Instructions for the task: Leaving out the pictures, retype the lines from the beginning of the listing through the line containing "const xTicks = [1, 2, 3, 4, 5];".

BEGIN Provided material

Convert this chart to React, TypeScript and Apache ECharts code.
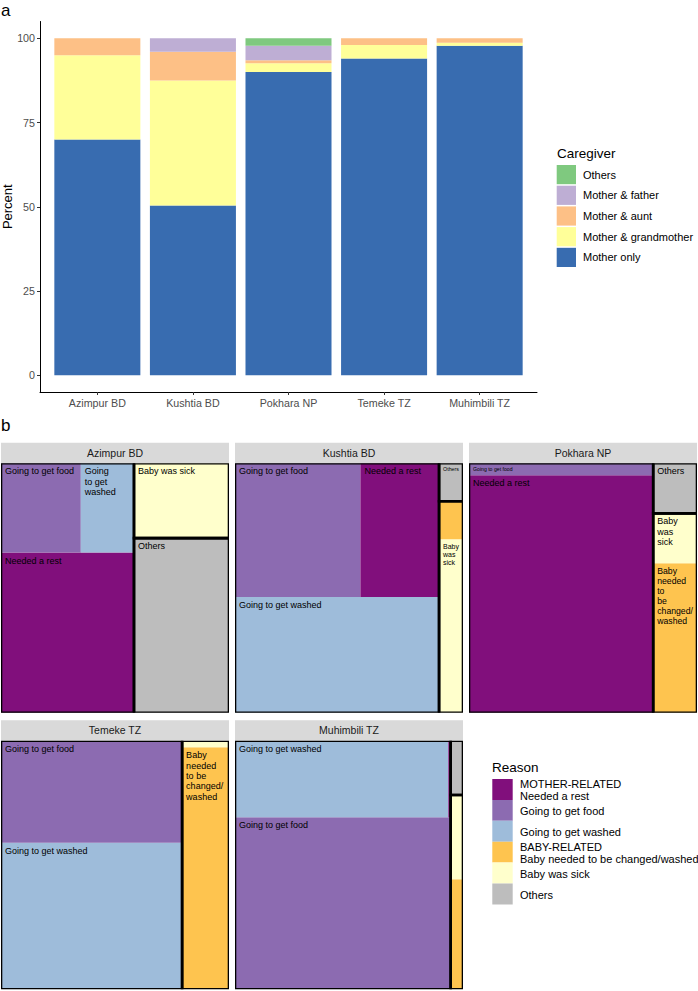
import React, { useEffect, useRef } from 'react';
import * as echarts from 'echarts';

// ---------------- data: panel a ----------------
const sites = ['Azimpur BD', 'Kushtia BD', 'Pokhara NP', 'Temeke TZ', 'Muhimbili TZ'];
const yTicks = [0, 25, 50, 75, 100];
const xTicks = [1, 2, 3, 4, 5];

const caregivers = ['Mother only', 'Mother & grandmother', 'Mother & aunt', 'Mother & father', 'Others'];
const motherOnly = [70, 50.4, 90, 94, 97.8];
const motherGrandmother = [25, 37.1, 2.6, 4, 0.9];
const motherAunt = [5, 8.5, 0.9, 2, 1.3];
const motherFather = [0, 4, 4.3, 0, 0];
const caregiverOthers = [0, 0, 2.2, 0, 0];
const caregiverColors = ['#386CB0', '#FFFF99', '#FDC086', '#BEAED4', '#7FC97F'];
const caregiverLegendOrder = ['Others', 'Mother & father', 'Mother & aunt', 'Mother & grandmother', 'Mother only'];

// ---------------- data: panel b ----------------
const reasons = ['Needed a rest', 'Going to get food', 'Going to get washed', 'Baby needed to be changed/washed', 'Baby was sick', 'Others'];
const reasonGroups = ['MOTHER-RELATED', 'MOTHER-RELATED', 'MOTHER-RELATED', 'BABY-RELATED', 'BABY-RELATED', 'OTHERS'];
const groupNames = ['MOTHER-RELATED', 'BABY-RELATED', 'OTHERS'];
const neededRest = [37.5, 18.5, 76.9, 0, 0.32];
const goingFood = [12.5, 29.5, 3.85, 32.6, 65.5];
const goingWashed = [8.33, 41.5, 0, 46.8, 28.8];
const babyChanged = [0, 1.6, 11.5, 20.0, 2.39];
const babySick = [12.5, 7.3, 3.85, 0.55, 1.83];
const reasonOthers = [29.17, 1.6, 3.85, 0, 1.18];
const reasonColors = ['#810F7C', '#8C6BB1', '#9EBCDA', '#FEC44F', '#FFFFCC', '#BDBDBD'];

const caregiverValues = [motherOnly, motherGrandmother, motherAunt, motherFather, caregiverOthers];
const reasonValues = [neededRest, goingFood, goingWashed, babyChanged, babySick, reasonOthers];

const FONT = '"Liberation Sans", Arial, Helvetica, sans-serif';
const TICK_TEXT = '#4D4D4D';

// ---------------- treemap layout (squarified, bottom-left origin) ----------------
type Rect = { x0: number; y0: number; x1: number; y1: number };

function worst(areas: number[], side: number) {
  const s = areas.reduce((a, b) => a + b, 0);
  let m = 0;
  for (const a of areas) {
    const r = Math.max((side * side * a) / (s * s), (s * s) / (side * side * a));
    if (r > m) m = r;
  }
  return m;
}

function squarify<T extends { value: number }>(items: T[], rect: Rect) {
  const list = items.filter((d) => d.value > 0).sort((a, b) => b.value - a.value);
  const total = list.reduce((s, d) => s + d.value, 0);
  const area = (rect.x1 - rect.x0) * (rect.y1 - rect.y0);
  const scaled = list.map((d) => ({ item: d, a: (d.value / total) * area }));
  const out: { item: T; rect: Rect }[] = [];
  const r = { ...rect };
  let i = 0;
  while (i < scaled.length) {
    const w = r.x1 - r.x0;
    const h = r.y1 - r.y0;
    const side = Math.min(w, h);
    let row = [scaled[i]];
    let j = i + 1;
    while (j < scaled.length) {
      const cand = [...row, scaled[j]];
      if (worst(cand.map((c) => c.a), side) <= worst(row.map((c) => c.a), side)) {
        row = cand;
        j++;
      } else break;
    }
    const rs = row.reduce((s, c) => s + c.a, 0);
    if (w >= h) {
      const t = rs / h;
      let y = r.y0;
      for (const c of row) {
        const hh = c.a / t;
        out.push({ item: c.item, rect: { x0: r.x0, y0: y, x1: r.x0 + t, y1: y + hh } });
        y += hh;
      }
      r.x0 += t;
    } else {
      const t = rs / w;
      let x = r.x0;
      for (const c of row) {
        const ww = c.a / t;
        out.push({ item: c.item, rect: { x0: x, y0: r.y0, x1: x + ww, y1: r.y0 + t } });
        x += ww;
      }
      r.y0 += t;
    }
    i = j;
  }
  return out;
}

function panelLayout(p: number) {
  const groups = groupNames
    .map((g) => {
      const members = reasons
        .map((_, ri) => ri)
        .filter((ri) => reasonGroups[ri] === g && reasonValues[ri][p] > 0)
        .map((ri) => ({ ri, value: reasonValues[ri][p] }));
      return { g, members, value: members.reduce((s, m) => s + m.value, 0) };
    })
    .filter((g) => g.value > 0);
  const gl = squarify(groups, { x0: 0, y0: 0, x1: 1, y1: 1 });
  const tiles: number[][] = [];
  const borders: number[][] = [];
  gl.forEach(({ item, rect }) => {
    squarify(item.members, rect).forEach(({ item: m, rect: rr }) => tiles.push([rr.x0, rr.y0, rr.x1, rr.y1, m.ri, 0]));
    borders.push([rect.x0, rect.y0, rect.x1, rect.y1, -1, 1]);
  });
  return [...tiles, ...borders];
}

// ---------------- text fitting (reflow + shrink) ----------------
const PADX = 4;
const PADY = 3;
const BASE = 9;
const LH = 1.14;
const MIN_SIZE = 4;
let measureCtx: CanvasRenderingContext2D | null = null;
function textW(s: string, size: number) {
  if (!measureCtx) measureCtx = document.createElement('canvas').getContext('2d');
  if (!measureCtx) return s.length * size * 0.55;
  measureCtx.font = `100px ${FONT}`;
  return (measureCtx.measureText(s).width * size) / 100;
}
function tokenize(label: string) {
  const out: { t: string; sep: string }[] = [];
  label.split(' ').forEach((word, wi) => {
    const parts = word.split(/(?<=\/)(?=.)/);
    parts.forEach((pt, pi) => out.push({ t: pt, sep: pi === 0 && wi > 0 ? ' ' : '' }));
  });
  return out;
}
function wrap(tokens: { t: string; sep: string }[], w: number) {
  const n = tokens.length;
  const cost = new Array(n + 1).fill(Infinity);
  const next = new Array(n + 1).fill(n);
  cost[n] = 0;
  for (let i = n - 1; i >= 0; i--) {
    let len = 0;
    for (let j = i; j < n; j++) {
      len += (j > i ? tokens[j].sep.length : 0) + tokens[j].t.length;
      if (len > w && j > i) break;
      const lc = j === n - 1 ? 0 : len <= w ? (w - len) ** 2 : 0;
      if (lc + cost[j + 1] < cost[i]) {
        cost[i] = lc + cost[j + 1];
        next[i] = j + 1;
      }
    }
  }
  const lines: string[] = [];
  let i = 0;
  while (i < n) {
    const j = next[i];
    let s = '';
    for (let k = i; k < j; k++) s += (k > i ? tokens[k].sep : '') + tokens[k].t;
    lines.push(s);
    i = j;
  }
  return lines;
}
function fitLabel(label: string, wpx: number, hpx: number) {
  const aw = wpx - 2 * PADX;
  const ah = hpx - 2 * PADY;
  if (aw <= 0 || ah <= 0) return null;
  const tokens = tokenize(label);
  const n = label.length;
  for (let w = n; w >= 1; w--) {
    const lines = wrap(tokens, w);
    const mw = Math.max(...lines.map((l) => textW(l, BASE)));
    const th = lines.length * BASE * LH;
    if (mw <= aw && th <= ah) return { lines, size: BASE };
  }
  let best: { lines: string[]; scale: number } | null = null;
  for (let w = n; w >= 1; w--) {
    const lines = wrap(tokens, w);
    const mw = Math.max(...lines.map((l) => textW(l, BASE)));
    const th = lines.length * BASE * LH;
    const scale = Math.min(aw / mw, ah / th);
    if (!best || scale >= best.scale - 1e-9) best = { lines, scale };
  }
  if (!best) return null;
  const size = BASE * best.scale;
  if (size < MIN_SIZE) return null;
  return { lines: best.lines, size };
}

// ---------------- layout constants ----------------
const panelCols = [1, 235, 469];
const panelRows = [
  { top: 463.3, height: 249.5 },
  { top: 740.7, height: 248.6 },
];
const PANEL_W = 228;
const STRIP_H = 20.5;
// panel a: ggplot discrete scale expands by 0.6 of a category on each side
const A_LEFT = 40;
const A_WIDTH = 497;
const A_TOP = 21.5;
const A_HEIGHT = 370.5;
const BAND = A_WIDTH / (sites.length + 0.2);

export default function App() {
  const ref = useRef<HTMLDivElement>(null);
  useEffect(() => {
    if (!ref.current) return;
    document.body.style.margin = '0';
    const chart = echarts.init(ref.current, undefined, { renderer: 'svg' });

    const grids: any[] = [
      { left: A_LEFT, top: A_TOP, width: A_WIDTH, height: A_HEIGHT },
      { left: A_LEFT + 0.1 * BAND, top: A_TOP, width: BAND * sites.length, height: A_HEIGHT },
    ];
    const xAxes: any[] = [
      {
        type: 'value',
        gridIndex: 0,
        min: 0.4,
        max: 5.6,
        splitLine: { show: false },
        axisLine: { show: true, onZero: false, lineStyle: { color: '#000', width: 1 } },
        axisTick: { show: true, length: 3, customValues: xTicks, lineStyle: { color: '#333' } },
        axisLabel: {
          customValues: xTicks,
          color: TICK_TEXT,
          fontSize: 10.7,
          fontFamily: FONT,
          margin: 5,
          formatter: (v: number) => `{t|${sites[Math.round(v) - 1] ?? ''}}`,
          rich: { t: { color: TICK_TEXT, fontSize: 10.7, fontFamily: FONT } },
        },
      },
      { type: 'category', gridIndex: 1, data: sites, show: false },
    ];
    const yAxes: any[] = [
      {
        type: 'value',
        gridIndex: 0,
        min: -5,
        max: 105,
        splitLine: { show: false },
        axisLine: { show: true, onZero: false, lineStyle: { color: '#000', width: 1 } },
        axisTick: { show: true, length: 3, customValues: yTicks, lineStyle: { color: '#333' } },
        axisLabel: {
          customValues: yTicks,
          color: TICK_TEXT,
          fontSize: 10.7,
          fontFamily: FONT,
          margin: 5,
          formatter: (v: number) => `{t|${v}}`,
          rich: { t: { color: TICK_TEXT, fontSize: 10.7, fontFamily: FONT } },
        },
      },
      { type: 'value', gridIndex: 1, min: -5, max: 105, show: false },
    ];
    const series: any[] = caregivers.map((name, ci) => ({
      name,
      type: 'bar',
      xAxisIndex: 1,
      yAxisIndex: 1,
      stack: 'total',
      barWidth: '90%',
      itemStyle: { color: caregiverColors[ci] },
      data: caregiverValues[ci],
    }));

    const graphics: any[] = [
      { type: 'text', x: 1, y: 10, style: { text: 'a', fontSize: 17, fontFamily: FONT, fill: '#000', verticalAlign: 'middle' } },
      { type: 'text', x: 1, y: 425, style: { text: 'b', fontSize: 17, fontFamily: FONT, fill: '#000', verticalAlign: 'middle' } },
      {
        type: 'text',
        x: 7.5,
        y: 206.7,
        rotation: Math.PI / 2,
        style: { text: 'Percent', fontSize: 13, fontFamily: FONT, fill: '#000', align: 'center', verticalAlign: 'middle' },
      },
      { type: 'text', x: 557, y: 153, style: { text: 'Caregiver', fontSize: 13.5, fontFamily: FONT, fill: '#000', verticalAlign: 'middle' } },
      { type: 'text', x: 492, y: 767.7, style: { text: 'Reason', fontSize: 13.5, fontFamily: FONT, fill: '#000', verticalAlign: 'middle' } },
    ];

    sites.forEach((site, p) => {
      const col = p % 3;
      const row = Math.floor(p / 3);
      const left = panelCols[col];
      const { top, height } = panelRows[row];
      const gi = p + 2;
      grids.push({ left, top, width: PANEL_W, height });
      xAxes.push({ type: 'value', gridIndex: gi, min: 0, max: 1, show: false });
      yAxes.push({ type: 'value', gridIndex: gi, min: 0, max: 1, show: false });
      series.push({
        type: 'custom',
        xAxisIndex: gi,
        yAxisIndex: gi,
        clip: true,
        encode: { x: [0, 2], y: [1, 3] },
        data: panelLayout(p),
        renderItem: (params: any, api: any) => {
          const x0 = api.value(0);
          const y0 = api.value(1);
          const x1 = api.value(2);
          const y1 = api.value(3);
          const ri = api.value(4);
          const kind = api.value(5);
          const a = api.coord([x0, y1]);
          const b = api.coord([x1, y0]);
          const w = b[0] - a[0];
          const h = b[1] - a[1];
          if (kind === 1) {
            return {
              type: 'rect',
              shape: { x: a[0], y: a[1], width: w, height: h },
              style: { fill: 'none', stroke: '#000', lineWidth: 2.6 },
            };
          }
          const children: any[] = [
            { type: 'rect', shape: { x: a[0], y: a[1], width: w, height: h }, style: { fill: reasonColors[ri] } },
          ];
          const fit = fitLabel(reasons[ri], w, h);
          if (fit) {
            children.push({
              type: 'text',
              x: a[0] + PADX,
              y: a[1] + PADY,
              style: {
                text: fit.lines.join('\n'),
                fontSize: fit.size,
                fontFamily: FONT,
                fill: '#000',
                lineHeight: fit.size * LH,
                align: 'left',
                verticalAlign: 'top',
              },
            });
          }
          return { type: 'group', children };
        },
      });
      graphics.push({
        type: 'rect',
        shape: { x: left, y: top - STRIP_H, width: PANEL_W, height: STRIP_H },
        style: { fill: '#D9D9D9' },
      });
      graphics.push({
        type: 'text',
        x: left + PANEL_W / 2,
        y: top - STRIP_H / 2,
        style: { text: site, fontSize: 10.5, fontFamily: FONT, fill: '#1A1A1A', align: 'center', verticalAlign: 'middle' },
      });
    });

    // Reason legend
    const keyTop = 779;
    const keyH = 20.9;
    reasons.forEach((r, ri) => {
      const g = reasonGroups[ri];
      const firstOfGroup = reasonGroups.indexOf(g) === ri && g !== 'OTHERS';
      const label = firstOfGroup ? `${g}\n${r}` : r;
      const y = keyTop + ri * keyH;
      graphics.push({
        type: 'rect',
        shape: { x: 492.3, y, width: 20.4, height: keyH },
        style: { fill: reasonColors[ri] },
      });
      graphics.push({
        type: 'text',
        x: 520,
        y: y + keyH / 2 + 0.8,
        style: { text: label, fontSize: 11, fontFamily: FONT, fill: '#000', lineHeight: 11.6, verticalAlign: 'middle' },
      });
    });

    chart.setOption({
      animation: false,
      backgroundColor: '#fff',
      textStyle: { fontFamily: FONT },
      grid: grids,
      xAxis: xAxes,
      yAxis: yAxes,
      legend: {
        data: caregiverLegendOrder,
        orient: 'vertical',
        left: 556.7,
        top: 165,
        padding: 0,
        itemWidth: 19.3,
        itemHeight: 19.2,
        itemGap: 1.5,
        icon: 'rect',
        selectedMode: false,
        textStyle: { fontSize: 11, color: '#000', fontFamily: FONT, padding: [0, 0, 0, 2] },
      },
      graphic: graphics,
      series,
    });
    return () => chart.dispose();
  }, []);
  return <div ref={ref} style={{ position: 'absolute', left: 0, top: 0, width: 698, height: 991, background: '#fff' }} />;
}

END Provided material

The solution:
Convert this chart to React, TypeScript and Apache ECharts code.
import React, { useEffect, useRef } from 'react';
import * as echarts from 'echarts';

// ---------------- data: panel a ----------------
const sites = ['Azimpur BD', 'Kushtia BD', 'Pokhara NP', 'Temeke TZ', 'Muhimbili TZ'];
const yTicks = [0, 25, 50, 75, 100];
const xTicks = [1, 2, 3, 4, 5];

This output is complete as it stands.